Jo Caird: Some Thoughts on Audiences
But rather than dwelling on this uncomfortable truth, I'd like to think about the audiences themselves and look at their behaviour. Do audiences respond differently when they've paid to be there compared to when they haven't for example? Last year saw the launch of the Theatre Ninjas scheme, which allows visitors to the Fringe to access a list of shows advertising free tickets for that day’s performance, and gives them a password to exchange for a ticket at the venue's box office.
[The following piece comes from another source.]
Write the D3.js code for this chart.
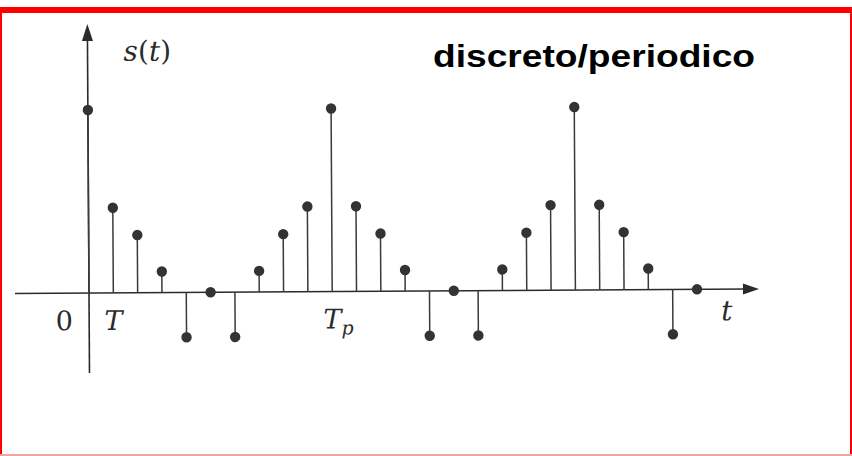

This summer the app and website has returned, to the delight of audiences and companies alike, the former because it gives them the opportunity to see shows for free, the latter because it means they're not playing to empty houses. The only people who aren't feeling so positive about Theatre Ninjas are the Pleasance, Gilded Balloon and Assembly, who have made it clear to the companies performing with them that they are not to offer tickets via the scheme. This is a great shame as far as I'm concerned, as it's not just the shows in smaller venues that benefit from the sorts of audiences – enthusiastic, grateful ones – that Theatre Ninjas bring in. Of the large venues, only Underbelly have been supportive of the scheme, which says something I think about the forward-looking, risk-taking attitude of this venue compared to the others.
But even if you've got people in, that doesn't necessarily mean they're going to be a 'good' audience. Last week I witnessed various types of bad behaviour on the part of audience members in shows, including holding entire conversations, sleeping, and sitting with their arms crossed with a 'come on, impress me, why don't you?' look on their faces. I was even told about a show in which an audience member booed rather than applauded at the end of the performance.
Booing is clearly in another league from the other examples mentioned, but even these are unacceptable displays of disrespect on the part of audience members. What many people forget, I think, is that it is usually possible for the performers to see and hear exactly what is going on in the auditorium (especially at the Fringe, when that auditorium is probably the back room of a pub or a Portakabin). I'm always very aware of this myself when taking notes during a performance, having been chastised by performers (after the show I might add, and always in a friendly way) for sitting too close and being too obvious in my scrawlings.
The job actors do up there for us may seem like an instinctive, enjoyable one, but performance of any kind requires an enormous level of concentration, which once lost due to distraction, is difficult to regain. Talking, of course, disturbs other audience members too. If you've got something to say, wait until the end of the performance. And do your best to look interested. However much we're disliking what you're seeing, the performers are working hard up there and we owe them at least our full, undivided attention.
The most extraordinary display of audience behaviour I've seen in the past week, however, was at the Ontroerend Goed show, Audience, which, through a series of provocative scenes, deliberately sets out to bait members of the audience into reacting to what is going on before them. One scenario in particular, where a young female member of the audience was bullied and insulted by a performer, provoked such rage and offence that people around me shouted and swore at the performer in question. This, of course, was the hoped for response: with this show, Ontroerend Goed forces us to examine the way that we behave in group situations, questioning the role of individual morality when herd mentality provides a convenient ethical get out clause. But so angry was the man sitting behind me, that when, at a calmer moment later in the show I politely asked him and his wife to stop talking, he bellowed at me “I'll stop talking when I f**king want to”. Not good behaviour.